Rispetto al contrasto alle dimissioni in bianco vedremo l’efficacia del nuovo testo, per ora viene affermato che la legge 188 (approvata e subito abrogata) era per le imprese troppo onerosa!!!


Per chi ha un contratto part-time

-Si introduce la facoltà di ripensamento (per motivi personali che la legge dovrà stabilire) per il lavoratore o la lavoratrice che vogliano modificare la collocazione temporale della propria prestazione lavorativa.
-Inoltre il datore di lavoro che vuole modificare la collocazione temporale della prestazione del lavoratore in part time (per i part time verticali o misti) dovrà effettuare una comunicazione all’ufficio del lavoro, così da consentire eventuali controlli volti a sanzionare l’utilizzo irregolare di questa forma
Il nostro giudizio. Si tratta di norme positive poiché attualmente il datore di lavoro può modificare arbitrariamente la collocazione temporale della prestazione del lavoratore e della lavoratrice part time (attraverso l’uso delle così dette “clausole elastiche”). Questo ha reso difficilmente conciliabile il lavoro part time con altre attività o con altri tipi di impegni privato.

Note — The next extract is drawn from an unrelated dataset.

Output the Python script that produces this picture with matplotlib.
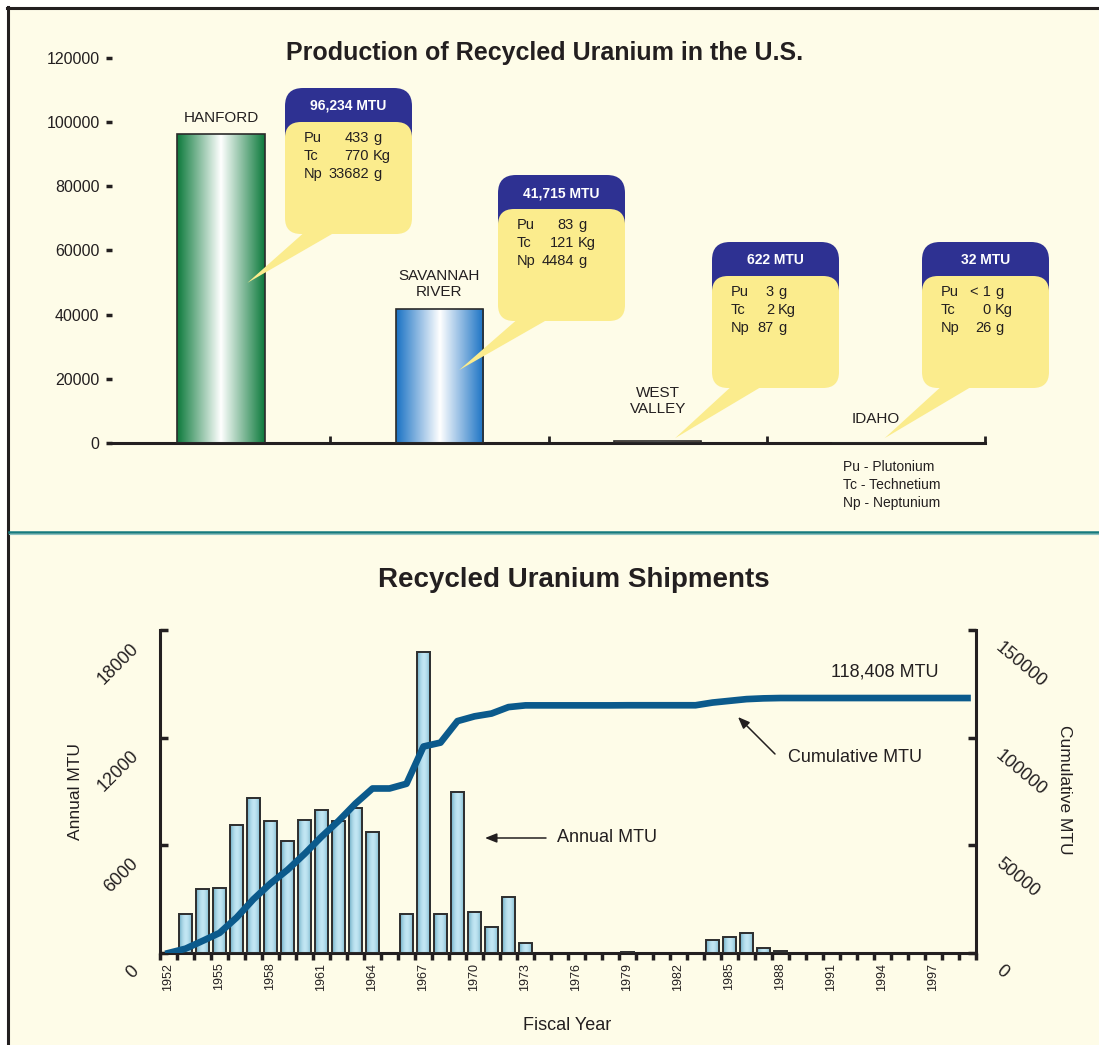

Per chi è in cerca di occupazione

……………..
Il nostro giudizio. Su questo non c’è proprio nulla, nessuno straccio di politica industriale, nessun investimento, nessun progetto di innovazione e sviluppo… eppure il Ministro ha affermato che la riforma del lavoro ridurrà la disoccupazione fino al 4% (chissà come!).
A meno che non si pensi che eliminare l’art.18 moltiplichi posti di lavoro, su questo la fantasia non ha avuto limiti…
Inoltre va segnalato che nella riforma ci sono ben due paragrafi che si occupano di politiche attive per chi cerca lavoro e servizi all’impiego, il cui contenuto purtroppo è piuttosto generico a parte il giusto principio di raccordare politiche passive e attive (cioè trattamento di disoccupazione e servizi per la ricerca di lavoro).
Sarebbe bello se questo significasse un sussidio anche per i giovani in cerca di prima occupazione, così come accade in tutti i paesi europei, oltre all’accompagnamento che dovrebbero fare i centri per l’impiego.